■ Task statement: Take every line that has the string "this" and copy it out.

[Figure scripts]
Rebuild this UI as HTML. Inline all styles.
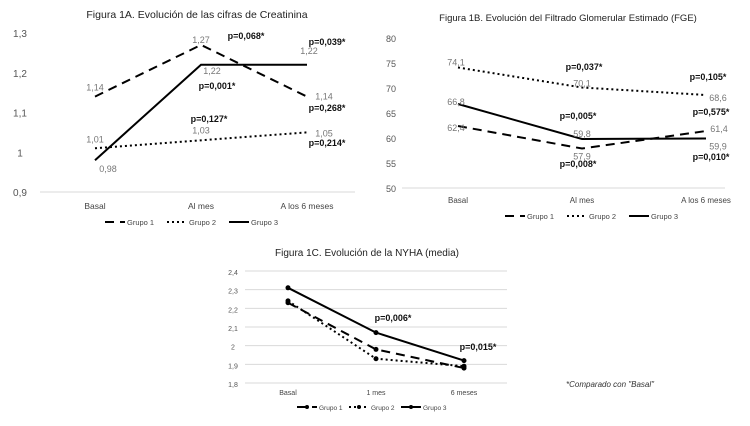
<!DOCTYPE html>
<html><head><meta charset="utf-8">
<style>
body{margin:0;background:#fff;width:750px;height:421px;overflow:hidden;font-family:"Liberation Sans",sans-serif}
svg text{font-family:"Liberation Sans",sans-serif}
</style></head>
<body>
<svg id="svg" width="750" height="421" viewBox="0 0 750 421" xmlns="http://www.w3.org/2000/svg"></svg>
<script>
// Chart A data
const catsA=["Basal","Al mes","A los 6 meses"];
const a1=[1.14,1.27,1.14], a2=[1.01,1.03,1.05], a3=[0.98,1.22,1.22];
const ticksA=[0.9,1,1.1,1.2,1.3];
const ticksALabels=["0,9","1","1,1","1,2","1,3"];
// Chart B data
const catsB=["Basal","Al mes","A los 6 meses"];
const b1=[62.4,57.9,61.4], b2=[74.1,70.1,68.6], b3=[66.8,59.8,59.9];
const ticksB=[50,55,60,65,70,75,80];
// Chart C data
const catsC=["Basal","1 mes","6 meses"];
const c1=[2.23,1.98,1.88], c2=[2.24,1.93,1.89], c3=[2.31,2.07,1.92];
const ticksC=[1.8,1.9,2,2.1,2.2,2.3,2.4];
const ticksCLabels=["1,8","1,9","2","2,1","2,2","2,3","2,4"];

const svg=document.getElementById('svg');
const NS="http://www.w3.org/2000/svg";
function mk(tag,attrs,parent){const e=document.createElementNS(NS,tag);for(const k in attrs)e.setAttribute(k,attrs[k]);(parent||svg).appendChild(e);return e;}
function txt(x,y,s,size,fill,anchor,weight,parent,style){const t=mk('text',{x:x,y:y,'font-size':size,fill:fill,'text-anchor':anchor||'middle','font-weight':weight||'normal'},parent);if(style)t.setAttribute('font-style',style);t.textContent=s;return t;}
const fmt=v=>String(v).replace('.',',');
const dashes=["9,6","2,3","none"];

function chart(cfg){
  const g=mk('g',{});
  
  
  const y=v=>cfg.y0+(v-cfg.vmin)/(cfg.vmax-cfg.vmin)*(cfg.y1-cfg.y0);
  const x=i=>cfg.xs[0]+i*(cfg.xs[1]-cfg.xs[0]);
  const t=txt(cfg.titleX,cfg.titleY,cfg.title,cfg.tsize,'#222','middle','normal',g);
  
  cfg.ticks.forEach((v,i)=>{
    const l=txt(cfg.ylabX,y(v)+4,cfg.tickLabels?cfg.tickLabels[i]:fmt(v),cfg.ysize,'#555','middle','normal',g);
    
    if(cfg.grid||i===0){const gl=mk('line',{x1:cfg.ax0,x2:cfg.ax1,y1:y(v),y2:y(v),stroke:'#d9d9d9','stroke-width':1},g);
      }
  });
  cfg.cats.forEach((c,i)=>{const l=txt(x(i),cfg.xlabY,c,cfg.xsize,'#444','middle','normal',g);
    });
  cfg.series.forEach((s,si)=>{
    const p=mk('polyline',{points:s.map((v,i)=>x(i)+','+y(v)).join(' '),fill:'none',stroke:'#000','stroke-width':2},g);
    if(dashes[si]!=='none')p.setAttribute('stroke-dasharray',dashes[si]);
    
    if(cfg.markers)s.forEach((v,i)=>{const m=mk('circle',{cx:x(i),cy:y(v),r:2.5,fill:'#000'},g);
      });
    if(cfg.valOff)s.forEach((v,i)=>{const o=cfg.valOff[si][i];const l=txt(x(i)+o[0],y(v)+o[1],fmt(v),9,'#777','middle','normal',g);
      });
  });
  cfg.pvals.forEach(p=>{const l=txt(p[0],p[1],p[2],9,'#111','middle','bold',g);
    });
  let lx=cfg.legX;
  ["Grupo 1","Grupo 2","Grupo 3"].forEach((n,i)=>{
    const e=mk('g',{},g);
    const ln=mk('line',{x1:lx,x2:lx+20,y1:cfg.legY,y2:cfg.legY,stroke:'#000','stroke-width':2},e);
    if(dashes[i]!=='none')ln.setAttribute('stroke-dasharray',dashes[i]);
    if(cfg.markers)mk('circle',{cx:lx+10,cy:cfg.legY,r:2,fill:'#000'},e);
    txt(lx+22,cfg.legY+3,n,cfg.lsize,'#444','start','normal',e);
    lx+=cfg.legStep;
  });
}
chart({name:'chart-creatinina',title:'Figura 1A. Evolución de las cifras de Creatinina',titleX:197,titleY:18,tsize:10.5,
  vmin:0.9,vmax:1.3,y0:192,y1:33,xs:[95,201],ax0:40,ax1:355,ticks:ticksA,tickLabels:ticksALabels,ylabX:20,ysize:10,grid:false,
  cats:catsA,xlabY:209,xsize:8.5,series:[a1,a2,a3],
  valOff:[[[0,-6],[0,-2],[17,3]],[[0,-6],[0,-7],[17,4]],[[13,12],[11,9],[2,-11]]],
  pvals:[[246,39,'p=0,068*'],[327,45,'p=0,039*'],[217,89,'p=0,001*'],[327,111,'p=0,268*'],[209,122,'p=0,127*'],[327,146,'p=0,214*']],
  legX:105,legY:222,legStep:62,lsize:7.5});
chart({name:'chart-fge',title:'Figura 1B. Evolución del Filtrado Glomerular Estimado (FGE)',titleX:568,titleY:21,tsize:9.5,
  vmin:50,vmax:80,y0:188,y1:38,xs:[458,582],ax0:402,ax1:725,ticks:ticksB,ylabX:391,ysize:9,grid:false,
  cats:catsB,xlabY:203,xsize:8,series:[b1,b2,b3],
  valOff:[[[-2,5],[0,11],[13,1]],[[-2,-2],[0,-1],[12,6]],[[-2,1],[0,-2],[12,11]]],
  pvals:[[584,70,'p=0,037*'],[708,80,'p=0,105*'],[578,119,'p=0,005*'],[711,115,'p=0,575*'],[578,167,'p=0,008*'],[711,160,'p=0,010*']],
  legX:505,legY:216,legStep:62,lsize:7.5});
chart({name:'chart-nyha',title:'Figura 1C. Evolución de la NYHA (media)',titleX:367,titleY:256,tsize:10,
  vmin:1.8,vmax:2.4,y0:383,y1:271,xs:[288,376],ax0:245,ax1:507,ticks:ticksC,tickLabels:ticksCLabels,ylabX:233,ysize:7,grid:true,
  cats:catsC,xlabY:395,xsize:7,series:[c1,c2,c3],markers:true,valOff:null,
  pvals:[[393,321,'p=0,006*'],[478,350,'p=0,015*']],
  legX:297,legY:407,legStep:52,lsize:6.5});
const note=txt(610,387,'*Comparado con "Basal"',8,'#333','middle','normal',svg,'italic');


</script>
</body></html>
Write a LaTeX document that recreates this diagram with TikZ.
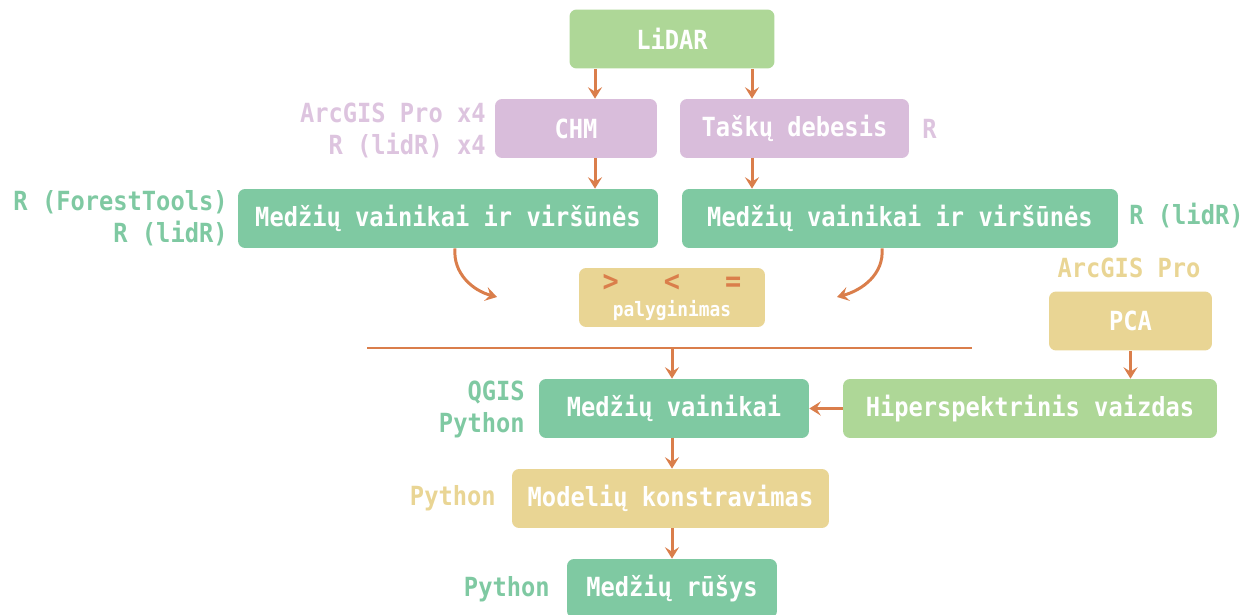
\documentclass[tikz,border=0pt]{standalone}
\usepackage{fontspec}
\setmonofont{DejaVu Sans Mono}[FakeStretch=0.9]
\usepackage{xcolor}
\usepackage{tikz}
\usetikzlibrary{arrows.meta}
\usetikzlibrary{positioning}
\usetikzlibrary{calc}
\definecolor{lgreen}{HTML}{AED797}
\definecolor{tgreen}{HTML}{7FC9A2}
\definecolor{pinkc}{HTML}{D9BDDB}
\definecolor{yellc}{HTML}{E9D594}
\definecolor{arrc}{HTML}{DA7E4B}
\tikzset{
  box/.style = {rounded corners=4pt, text=white, inner sep=0pt,
    font=\ttfamily\bfseries\fontsize{15}{16}\selectfont,
    minimum height=1.18cm},
  box_lg/.style = {box, fill=lgreen},% LiDAR, hiperspektrinis
  box_t/.style = {box, fill=tgreen},% vainikai, rusys
  box_p/.style = {box, fill=pinkc},% CHM, taskai
  box_y/.style = {box, fill=yellc},% PCA, modeliai
  lbl/.style = {inner sep=0pt, align=right,
    font=\ttfamily\bfseries\fontsize{15}{18.2}\selectfont},
  lbl_p/.style = {lbl, text=pinkc!90!white},
  lbl_t/.style = {lbl, text=tgreen},
  lbl_y/.style = {lbl, text=yellc},
  flow/.style = {draw=arrc, line width=1.7pt}
}

\begin{document}
\begin{tikzpicture}[x=0.02cm,y=-0.02cm,->,>={Stealth[length=6.5pt,width=8pt,inset=2.5pt]}]
\useasboundingbox (0,0) rectangle (1254,615);

\node [box_lg, minimum width=4.1cm] (lidar) at (672,39) {LiDAR};
\node [box_p, minimum width=3.24cm] (chm) at (576,128.5) {CHM};
\node [box_p, minimum width=4.58cm] (taskai) at (794.5,128.5) {Taškų debesis};
\node [box_t, minimum width=8.4cm] (mvl) at (448,218.5) {Medžių vainikai ir viršūnės};
\node [box_t, minimum width=8.72cm] (mvr) at (900,218.5) {Medžių vainikai ir viršūnės};
\node [box_y, minimum width=3.72cm, align=center] (palyg) at (672,297.5)
  {\textcolor{arrc}{\fontsize{17}{17}\selectfont >\hspace{0.9cm}<\hspace{0.9cm}=}\\[-2pt]
   {\fontsize{11.3}{12}\selectfont palyginimas}};
\node [box_y, minimum width=3.26cm] (pca) at (1130.5,321) {PCA};
\node [box_lg, minimum width=7.48cm] (hiper) at (1030,408.5) {Hiperspektrinis vaizdas};
\node [box_t, minimum width=5.4cm] (mv) at (674,408.5) {Medžių vainikai};
\node [box_y, minimum width=6.34cm] (model) at (670.5,498.5) {Modelių konstravimas};
\node [box_t, minimum width=4.2cm] (rusys) at (672,588.5) {Medžių rūšys};

% irankiai prie blokeliu
\node [lbl_p, anchor=east] (l_chm) at (486,130) {ArcGIS Pro x4\\R (lidR) x4};
\node [lbl_p, anchor=west] (l_tsk) at (922,129) {R};
\node [lbl_t, anchor=east] (l_mvl) at (228,218) {R (ForestTools)\\R (lidR)};
\node [lbl_t, anchor=west] (l_mvr) at (1129,216) {R (lidR)};
\node [lbl_y] (l_pca) at (1129,268) {ArcGIS Pro};
\node [lbl_t, anchor=east] (l_mv) at (525,409) {QGIS\\Python};
\node [lbl_y, anchor=east] (l_mod) at (496,498) {Python};
\node [lbl_t, anchor=east] (l_rus) at (550,589) {Python};

\coordinate (a1) at (595,0);
\coordinate (a2) at (752,0);
\coordinate (a3) at (672,0);
\coordinate (c1) at (497,297);
\coordinate (c2) at (837,297);
\coordinate (hl) at (367,348);
\coordinate (hr) at (972,348);

\draw[flow] (lidar.south -| a1) -- (chm.north -| a1);
\draw[flow] (lidar.south -| a2) -- (taskai.north -| a2);
\draw[flow] (chm.south -| a1) -- (mvl.north -| a1);
\draw[flow] (taskai.south -| a2) -- (mvr.north -| a2);
\draw[flow] ([xshift=7*0.02cm]mvl.south) to[out=-95,in=165] (c1);
\draw[flow] ([xshift=-18*0.02cm]mvr.south) to[out=-85,in=15] (c2);
\draw[flow,-] (hl) -- (hr);
\draw[flow] (hl -| a3) -- (mv.north -| a3);
\draw[flow] (pca.south) -- (hiper.north -| pca.south);
\draw[flow] (hiper.west) -- (mv.east);
\draw[flow] (mv.south -| a3) -- (model.north -| a3);
\draw[flow] (model.south -| a3) -- (rusys.north -| a3);
\end{tikzpicture}
\end{document}
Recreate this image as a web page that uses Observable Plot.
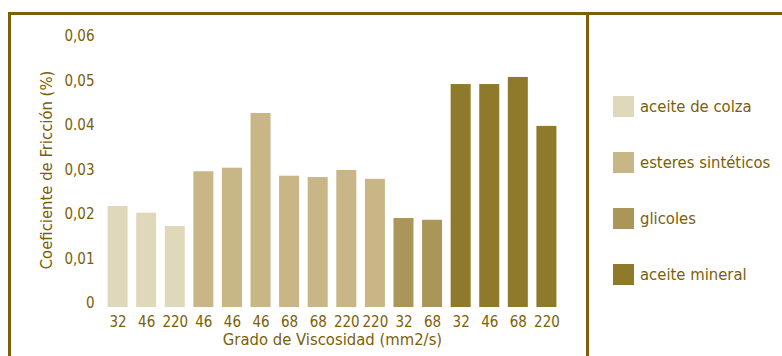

■ Correct output:
Rebuild this UI as HTML. Inline all styles.
Write a LaTeX document that recreates this diagram with TikZ.
Recreate this image as a web page that uses Observable Plot.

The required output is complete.